Creative Countryside: Community led development, interpretation and innovation

Convenors: Dr Eifiona Thomas Lane, Dr Rebecca Jones and Elen Bonner (Prifysgol Bangor University)

While the small scale of rural communities offers great opportunities for genuine community participation based on the cultural economy, rural contexts can also accentuate practical challenges due to the dispersed population, uneven skills base and limited financial resources. Whilst it is recognised that there is a rich community of practice involved in this area of creative regeneration and placemaking /maintaining there has been limited academic reflection on its local value. This session aims to facilitate knowledge sharing on such community lead creative development e.g. pub-based events, rural heritage-based projects, arts and crafts-based projects, schools and youth projects, play-based and similar projects and events such as county shows and festivals. These may include projects with diverse creative outputs and may focus on heritage interpretation, the cultural economy and community scale performances or similar. This will inform interdisciplinary cross sector good practice and contribute to supporting a more holistic appreciation and understanding of diverse creative community development processes.
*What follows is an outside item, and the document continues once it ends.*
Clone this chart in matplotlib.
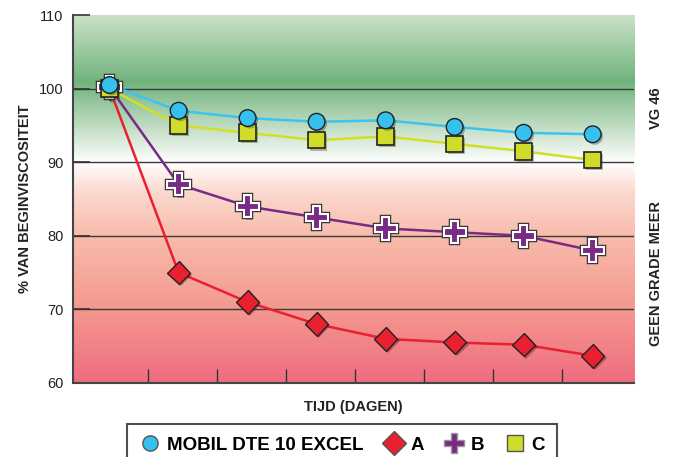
import numpy as np
import matplotlib
matplotlib.use("Agg")
import matplotlib.pyplot as plt
import matplotlib.patheffects as pe
from matplotlib.colors import LinearSegmentedColormap
from matplotlib.lines import Line2D

matplotlib.rcParams["font.family"] = ["Liberation Sans", "DejaVu Sans"]

# data (days, % of initial viscosity)
days = [0, 1, 2, 3, 4, 5, 6, 7]
mobil = [100.5, 97.0, 96.0, 95.5, 95.7, 94.8, 94.0, 93.8]
oil_a = [100.0, 75.0, 71.0, 68.0, 66.0, 65.5, 65.2, 63.7]
oil_b = [100.2, 87.0, 84.0, 82.5, 81.0, 80.5, 80.0, 78.0]
oil_c = [100.0, 95.0, 94.0, 93.0, 93.5, 92.5, 91.5, 90.3]
yticks = [60, 70, 80, 90, 100, 110]

fig = plt.figure(figsize=(6.76, 4.57), dpi=100)
ax = fig.add_axes([0.108, 0.162, 0.83, 0.805])

# background: green band on top, white at 90, pink/red towards 60
stops = [(60, "#ef6d80"), (70, "#f4988f"), (80, "#f8bcac"), (86, "#fbd9cf"),
         (90, "#ffffff"), (92, "#e6f1e6"), (101, "#70b37c"), (110, "#c9e2c9")]
cmap = LinearSegmentedColormap.from_list(
    "bg", [((v - 60) / 50.0, c) for v, c in stops])
grad = np.linspace(0, 1, 500).reshape(-1, 1)
ax.imshow(grad, cmap=cmap, origin="lower", aspect="auto",
          extent=(-0.53, 7.6, 60, 110), zorder=0)

for g in [70, 80, 90, 100]:
    ax.axhline(g, color="#3a3a3a", lw=1.0, zorder=1)

shadow = [pe.SimplePatchShadow(offset=(1.5, -1.5), alpha=0.35), pe.Normal()]

series = [
    (oil_a, "#e8202f", "#e8202f", "D", 12, "#222222", 1.0),
    (oil_b, "#7a2a85", "#7a2a85", "P", 16, "#ffffff", 1.5),
    (oil_c, "#d2df26", "#cfdc2a", "s", 12, "#222222", 1.2),
    (mobil, "#3cc4ef", "#35c0ee", "o", 12, "#222222", 1.0),
]
for i, (vals, lc, mc, mk, ms, mec, mew) in enumerate(series):
    ax.plot(days, vals, color=lc, lw=1.8, zorder=2 + i)
    ln, = ax.plot(days, vals, ls="none", marker=mk, ms=ms, mfc=mc, mec=mec,
                  mew=mew, zorder=6 + i)
    if mk == "P":
        ln.set_path_effects([pe.SimplePatchShadow(offset=(1.5, -1.5), alpha=0.35),
                             pe.Stroke(linewidth=3.2, foreground="#333333"), pe.Normal()])
    else:
        ln.set_path_effects(shadow)

ax.set_xlim(-0.53, 7.6)
ax.set_ylim(60, 110)
ax.set_xticks(np.arange(0.55, 7.5, 1.0))
ax.set_xticklabels([])
ax.set_yticks(yticks)
ax.tick_params(axis="x", direction="in", length=10, width=1.0, color="#333333")
ax.tick_params(axis="y", direction="in", length=12, width=1.2, color="#333333",
               labelsize=10.5, pad=7, labelcolor="#222222")
for s in ["top", "right"]:
    ax.spines[s].set_visible(False)
for s in ["left", "bottom"]:
    ax.spines[s].set_color("#444444")
    ax.spines[s].set_linewidth(1.5)

ax.set_ylabel("% VAN BEGINVISCOSITEIT", fontsize=10.5, fontweight="bold",
              color="#222222", labelpad=5)
ax.set_xlabel("TIJD (DAGEN)", fontsize=10.5, fontweight="bold", color="#222222",
              labelpad=9)

fig.text(0.971, 1 - 108 / 457, "VG 46", rotation=90, ha="center", va="center",
         fontsize=10.5, fontweight="bold", color="#222222")
fig.text(0.971, 1 - 274 / 457, "GEEN GRADE MEER", rotation=90, ha="center",
         va="center", fontsize=10.5, fontweight="bold", color="#222222")

handles = [
    Line2D([], [], ls="none", marker="o", ms=11, mfc="#35c0ee", mec="#555555"),
    Line2D([], [], ls="none", marker="D", ms=12, mfc="#e8202f", mec="#555555"),
    Line2D([], [], ls="none", marker="P", ms=15, mfc="#7a2a85", mec="#999999"),
    Line2D([], [], ls="none", marker="s", ms=11, mfc="#cfdc2a", mec="#555555"),
]
labels = ["MOBIL DTE 10 EXCEL", "A", "B", "C"]
leg = fig.legend(handles, labels, loc="upper center", bbox_to_anchor=(0.506, 1 - 415 / 457),
                 ncol=4, frameon=True, fancybox=False, edgecolor="#222222",
                 handletextpad=0.3, columnspacing=1.0, handlelength=1.2,
                 borderpad=0.65, prop={"weight": "bold", "size": 13.5})
leg.get_frame().set_linewidth(1.5)

fig.savefig("out.png", dpi=100)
The session convenors warmly welcome contributions that report and reflect on:

· Dissemination of successful and unsuccessful cultural economy-based research projects with rural communities, including responding to locally defined research questions and priorities.

· Enabling inclusive participation and engaging hard-to-reach groups in rural communities.

· Reflections on critical and theoretical perspectives on community led creative and cultural economy-based development.

The primary objectives are to facilitate the sharing of experiences and lessons between researchers and to enable knowledge exchange of good practice and effective strategies, to support the wider adoption of creative rural community focussed co-production methods.

This two-part, hybrid session will consist of 6x 15-minute presentations, plus brief Q&A, followed by a Creative Workshop session, with small group activities and plenary feedback, to discuss experiences and questions, identify good practice, lessons and conclusions, and consider follow-on activity.